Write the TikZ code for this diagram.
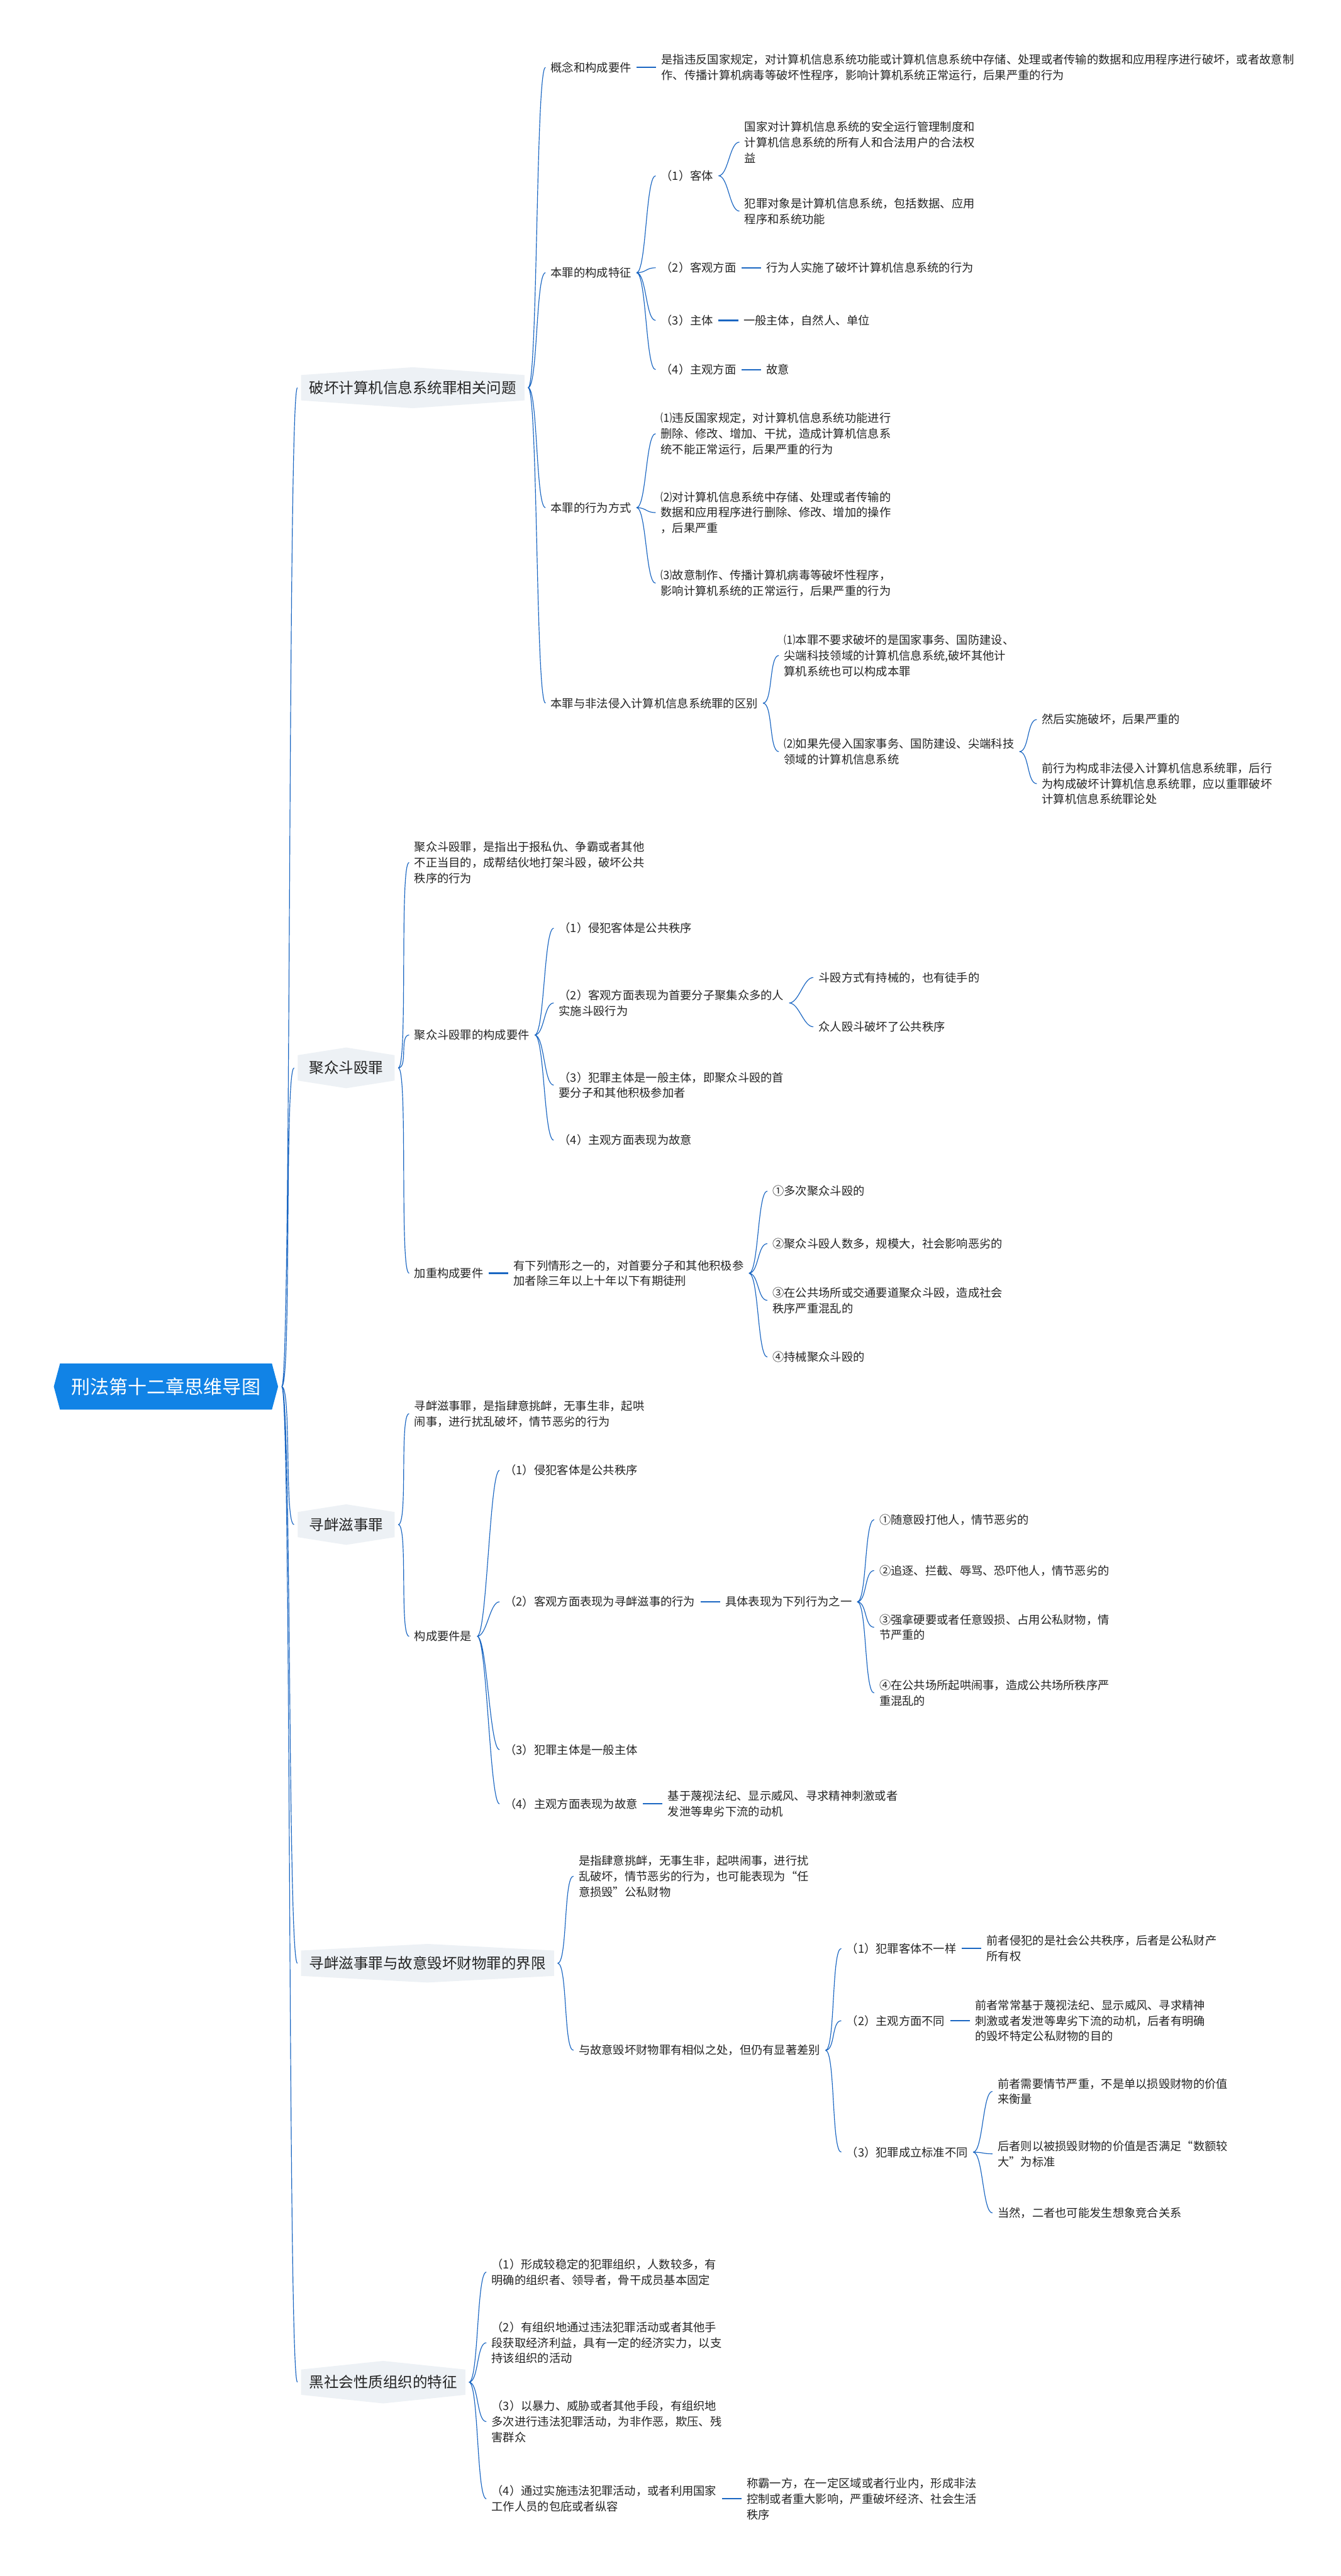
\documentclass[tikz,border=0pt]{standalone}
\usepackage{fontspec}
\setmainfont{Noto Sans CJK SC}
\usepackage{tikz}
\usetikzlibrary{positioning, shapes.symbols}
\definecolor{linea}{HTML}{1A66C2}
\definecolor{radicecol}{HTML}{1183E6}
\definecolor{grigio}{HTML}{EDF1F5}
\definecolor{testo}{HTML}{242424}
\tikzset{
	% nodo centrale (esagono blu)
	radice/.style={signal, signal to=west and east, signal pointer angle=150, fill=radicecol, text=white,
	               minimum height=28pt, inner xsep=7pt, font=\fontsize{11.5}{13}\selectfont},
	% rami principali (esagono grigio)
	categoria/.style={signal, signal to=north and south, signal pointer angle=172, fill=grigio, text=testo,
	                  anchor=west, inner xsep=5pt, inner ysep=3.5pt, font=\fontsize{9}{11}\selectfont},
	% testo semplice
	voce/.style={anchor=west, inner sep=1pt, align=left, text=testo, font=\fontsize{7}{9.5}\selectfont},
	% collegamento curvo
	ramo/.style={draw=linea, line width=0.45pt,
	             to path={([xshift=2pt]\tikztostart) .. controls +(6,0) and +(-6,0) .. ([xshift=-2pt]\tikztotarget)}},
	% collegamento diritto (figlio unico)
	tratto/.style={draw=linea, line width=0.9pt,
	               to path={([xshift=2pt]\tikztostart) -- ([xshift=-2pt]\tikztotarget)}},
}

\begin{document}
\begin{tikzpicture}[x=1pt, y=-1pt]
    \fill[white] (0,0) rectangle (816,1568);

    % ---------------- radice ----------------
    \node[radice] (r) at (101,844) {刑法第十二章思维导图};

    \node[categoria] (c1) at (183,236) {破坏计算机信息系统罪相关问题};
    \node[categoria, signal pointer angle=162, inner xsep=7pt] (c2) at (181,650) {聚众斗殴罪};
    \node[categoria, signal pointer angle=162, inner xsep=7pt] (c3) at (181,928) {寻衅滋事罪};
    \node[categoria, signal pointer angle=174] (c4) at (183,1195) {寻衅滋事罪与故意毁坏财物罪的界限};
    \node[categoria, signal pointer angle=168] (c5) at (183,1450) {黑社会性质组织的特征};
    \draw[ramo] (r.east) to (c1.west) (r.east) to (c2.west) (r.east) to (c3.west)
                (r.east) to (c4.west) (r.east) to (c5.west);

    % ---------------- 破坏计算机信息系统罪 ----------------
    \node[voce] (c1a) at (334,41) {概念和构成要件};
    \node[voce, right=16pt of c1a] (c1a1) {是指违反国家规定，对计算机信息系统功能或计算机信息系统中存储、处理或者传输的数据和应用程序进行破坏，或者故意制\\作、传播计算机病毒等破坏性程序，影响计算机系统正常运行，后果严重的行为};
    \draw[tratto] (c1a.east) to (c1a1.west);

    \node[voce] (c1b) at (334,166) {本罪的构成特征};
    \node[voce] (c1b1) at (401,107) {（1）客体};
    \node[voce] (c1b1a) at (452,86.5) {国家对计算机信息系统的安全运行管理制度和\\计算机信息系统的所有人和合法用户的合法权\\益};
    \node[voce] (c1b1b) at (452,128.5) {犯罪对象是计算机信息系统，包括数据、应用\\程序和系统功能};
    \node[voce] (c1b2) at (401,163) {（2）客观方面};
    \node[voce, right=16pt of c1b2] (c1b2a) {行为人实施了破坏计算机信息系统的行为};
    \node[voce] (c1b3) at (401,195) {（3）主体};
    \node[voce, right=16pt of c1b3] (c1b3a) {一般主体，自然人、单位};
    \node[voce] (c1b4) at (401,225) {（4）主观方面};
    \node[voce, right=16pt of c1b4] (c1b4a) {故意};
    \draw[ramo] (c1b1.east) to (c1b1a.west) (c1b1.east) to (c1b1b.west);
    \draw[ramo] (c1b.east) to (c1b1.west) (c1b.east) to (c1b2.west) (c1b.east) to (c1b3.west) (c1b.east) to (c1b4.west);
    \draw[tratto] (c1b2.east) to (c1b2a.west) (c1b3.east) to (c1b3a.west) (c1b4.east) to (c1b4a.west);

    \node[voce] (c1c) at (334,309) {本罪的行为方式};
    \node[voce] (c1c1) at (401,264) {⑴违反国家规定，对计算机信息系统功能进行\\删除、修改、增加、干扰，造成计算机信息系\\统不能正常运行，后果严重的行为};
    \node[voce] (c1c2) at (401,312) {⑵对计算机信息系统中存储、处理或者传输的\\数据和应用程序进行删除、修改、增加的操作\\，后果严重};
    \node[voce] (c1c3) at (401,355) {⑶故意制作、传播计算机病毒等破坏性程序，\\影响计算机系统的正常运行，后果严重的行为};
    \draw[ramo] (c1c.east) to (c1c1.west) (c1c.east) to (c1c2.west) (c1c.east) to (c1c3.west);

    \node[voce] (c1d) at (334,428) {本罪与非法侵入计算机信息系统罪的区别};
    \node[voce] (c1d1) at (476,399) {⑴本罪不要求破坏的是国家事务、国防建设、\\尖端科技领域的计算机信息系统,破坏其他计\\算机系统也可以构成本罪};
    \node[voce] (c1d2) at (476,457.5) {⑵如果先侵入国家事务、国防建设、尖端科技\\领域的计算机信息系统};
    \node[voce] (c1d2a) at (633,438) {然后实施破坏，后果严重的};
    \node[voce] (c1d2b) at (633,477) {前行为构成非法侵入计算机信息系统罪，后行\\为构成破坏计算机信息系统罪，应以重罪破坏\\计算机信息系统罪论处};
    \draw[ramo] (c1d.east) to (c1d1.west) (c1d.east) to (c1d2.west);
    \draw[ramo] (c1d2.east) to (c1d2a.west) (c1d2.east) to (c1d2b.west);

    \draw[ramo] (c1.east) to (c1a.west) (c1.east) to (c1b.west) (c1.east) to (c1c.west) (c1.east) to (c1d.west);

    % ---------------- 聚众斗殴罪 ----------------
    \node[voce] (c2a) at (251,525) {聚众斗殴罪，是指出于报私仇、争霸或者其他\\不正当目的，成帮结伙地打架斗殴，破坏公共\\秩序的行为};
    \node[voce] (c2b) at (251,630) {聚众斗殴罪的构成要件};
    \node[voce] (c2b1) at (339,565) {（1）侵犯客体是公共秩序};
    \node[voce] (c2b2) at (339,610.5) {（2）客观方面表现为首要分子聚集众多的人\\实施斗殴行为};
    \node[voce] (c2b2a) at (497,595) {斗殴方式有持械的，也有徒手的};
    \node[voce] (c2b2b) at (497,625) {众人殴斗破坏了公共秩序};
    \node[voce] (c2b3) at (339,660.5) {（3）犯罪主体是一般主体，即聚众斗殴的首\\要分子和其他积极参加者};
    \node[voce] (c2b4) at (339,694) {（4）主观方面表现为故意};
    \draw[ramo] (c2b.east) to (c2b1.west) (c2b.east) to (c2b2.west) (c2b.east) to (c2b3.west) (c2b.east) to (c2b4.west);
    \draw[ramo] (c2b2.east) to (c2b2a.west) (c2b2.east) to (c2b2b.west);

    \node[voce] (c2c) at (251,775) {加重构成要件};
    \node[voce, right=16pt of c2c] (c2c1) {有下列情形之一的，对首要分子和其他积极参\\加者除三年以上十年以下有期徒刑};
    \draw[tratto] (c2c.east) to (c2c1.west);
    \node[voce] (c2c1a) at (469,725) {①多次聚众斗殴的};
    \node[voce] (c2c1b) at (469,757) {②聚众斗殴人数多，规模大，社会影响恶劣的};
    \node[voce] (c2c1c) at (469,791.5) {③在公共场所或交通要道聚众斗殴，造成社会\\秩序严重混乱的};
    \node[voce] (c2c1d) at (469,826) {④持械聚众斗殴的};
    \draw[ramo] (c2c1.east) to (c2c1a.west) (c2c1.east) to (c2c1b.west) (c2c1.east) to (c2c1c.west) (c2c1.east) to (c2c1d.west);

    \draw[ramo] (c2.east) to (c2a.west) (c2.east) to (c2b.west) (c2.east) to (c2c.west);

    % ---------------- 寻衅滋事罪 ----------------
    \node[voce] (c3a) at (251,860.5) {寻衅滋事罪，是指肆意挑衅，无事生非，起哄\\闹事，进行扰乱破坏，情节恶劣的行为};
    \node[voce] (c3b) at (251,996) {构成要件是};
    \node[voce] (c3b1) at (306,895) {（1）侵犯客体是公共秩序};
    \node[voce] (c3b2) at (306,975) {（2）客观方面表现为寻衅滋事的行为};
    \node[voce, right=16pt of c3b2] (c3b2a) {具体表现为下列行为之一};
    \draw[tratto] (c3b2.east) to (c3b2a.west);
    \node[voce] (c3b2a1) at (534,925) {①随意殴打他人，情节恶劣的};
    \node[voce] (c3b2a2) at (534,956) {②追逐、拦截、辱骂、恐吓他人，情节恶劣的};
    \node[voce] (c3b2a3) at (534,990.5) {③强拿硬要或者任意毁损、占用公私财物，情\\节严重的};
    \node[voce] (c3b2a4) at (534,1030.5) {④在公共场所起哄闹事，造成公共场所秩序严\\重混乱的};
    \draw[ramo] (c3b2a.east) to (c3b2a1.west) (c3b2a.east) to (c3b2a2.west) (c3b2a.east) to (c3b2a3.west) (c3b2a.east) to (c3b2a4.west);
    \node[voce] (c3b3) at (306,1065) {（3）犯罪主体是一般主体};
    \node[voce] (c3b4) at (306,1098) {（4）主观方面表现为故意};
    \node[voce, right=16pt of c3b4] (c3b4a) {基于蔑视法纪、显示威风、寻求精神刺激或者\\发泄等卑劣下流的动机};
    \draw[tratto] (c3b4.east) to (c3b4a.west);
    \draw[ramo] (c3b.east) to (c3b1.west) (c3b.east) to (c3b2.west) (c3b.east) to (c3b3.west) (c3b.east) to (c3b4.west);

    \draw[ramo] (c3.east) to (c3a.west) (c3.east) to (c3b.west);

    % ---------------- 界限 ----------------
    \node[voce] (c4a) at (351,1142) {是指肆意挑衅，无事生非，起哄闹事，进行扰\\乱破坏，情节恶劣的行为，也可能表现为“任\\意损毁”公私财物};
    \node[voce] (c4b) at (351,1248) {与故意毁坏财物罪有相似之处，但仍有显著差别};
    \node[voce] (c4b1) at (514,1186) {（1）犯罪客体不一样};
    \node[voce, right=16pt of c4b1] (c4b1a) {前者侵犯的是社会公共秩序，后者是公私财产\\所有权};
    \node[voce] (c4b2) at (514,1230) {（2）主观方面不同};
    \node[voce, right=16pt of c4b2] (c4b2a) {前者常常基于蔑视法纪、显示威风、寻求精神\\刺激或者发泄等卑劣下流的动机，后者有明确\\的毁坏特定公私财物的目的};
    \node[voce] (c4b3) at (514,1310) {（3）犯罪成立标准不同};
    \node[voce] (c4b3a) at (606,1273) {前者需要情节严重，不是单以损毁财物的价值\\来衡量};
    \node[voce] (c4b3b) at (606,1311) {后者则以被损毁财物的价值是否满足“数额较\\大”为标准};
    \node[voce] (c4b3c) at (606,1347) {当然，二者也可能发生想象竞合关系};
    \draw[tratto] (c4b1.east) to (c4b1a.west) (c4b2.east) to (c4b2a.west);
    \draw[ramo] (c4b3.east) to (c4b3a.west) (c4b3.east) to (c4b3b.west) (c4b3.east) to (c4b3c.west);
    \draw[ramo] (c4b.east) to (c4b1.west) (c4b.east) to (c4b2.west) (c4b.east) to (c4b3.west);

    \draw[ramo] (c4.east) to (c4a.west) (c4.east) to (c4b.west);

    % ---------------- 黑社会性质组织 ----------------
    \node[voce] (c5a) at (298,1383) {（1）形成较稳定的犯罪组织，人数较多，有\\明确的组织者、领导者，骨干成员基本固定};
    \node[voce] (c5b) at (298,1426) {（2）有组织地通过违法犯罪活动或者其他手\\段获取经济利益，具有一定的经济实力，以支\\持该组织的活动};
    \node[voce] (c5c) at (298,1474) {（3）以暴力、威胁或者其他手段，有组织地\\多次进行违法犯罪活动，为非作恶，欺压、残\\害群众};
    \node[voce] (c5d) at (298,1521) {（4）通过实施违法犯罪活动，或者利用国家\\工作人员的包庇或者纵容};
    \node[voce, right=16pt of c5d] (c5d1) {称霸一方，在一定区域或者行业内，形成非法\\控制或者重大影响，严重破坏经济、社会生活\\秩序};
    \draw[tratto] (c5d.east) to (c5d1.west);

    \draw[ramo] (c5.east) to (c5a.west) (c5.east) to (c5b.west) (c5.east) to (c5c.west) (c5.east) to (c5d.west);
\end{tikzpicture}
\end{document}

________________________________________

Stated goal:
Pictures stay out. Print the data exactly, from its first line through the line containing "(r) at (101,844)".

Solution to the problem:
Write the TikZ code for this diagram.
\documentclass[tikz,border=0pt]{standalone}
\usepackage{fontspec}
\setmainfont{Noto Sans CJK SC}
\usepackage{tikz}
\usetikzlibrary{positioning, shapes.symbols}
\definecolor{linea}{HTML}{1A66C2}
\definecolor{radicecol}{HTML}{1183E6}
\definecolor{grigio}{HTML}{EDF1F5}
\definecolor{testo}{HTML}{242424}
\tikzset{
	% nodo centrale (esagono blu)
	radice/.style={signal, signal to=west and east, signal pointer angle=150, fill=radicecol, text=white,
	               minimum height=28pt, inner xsep=7pt, font=\fontsize{11.5}{13}\selectfont},
	% rami principali (esagono grigio)
	categoria/.style={signal, signal to=north and south, signal pointer angle=172, fill=grigio, text=testo,
	                  anchor=west, inner xsep=5pt, inner ysep=3.5pt, font=\fontsize{9}{11}\selectfont},
	% testo semplice
	voce/.style={anchor=west, inner sep=1pt, align=left, text=testo, font=\fontsize{7}{9.5}\selectfont},
	% collegamento curvo
	ramo/.style={draw=linea, line width=0.45pt,
	             to path={([xshift=2pt]\tikztostart) .. controls +(6,0) and +(-6,0) .. ([xshift=-2pt]\tikztotarget)}},
	% collegamento diritto (figlio unico)
	tratto/.style={draw=linea, line width=0.9pt,
	               to path={([xshift=2pt]\tikztostart) -- ([xshift=-2pt]\tikztotarget)}},
}

\begin{document}
\begin{tikzpicture}[x=1pt, y=-1pt]
    \fill[white] (0,0) rectangle (816,1568);

    % ---------------- radice ----------------
    \node[radice] (r) at (101,844) {刑法第十二章思维导图};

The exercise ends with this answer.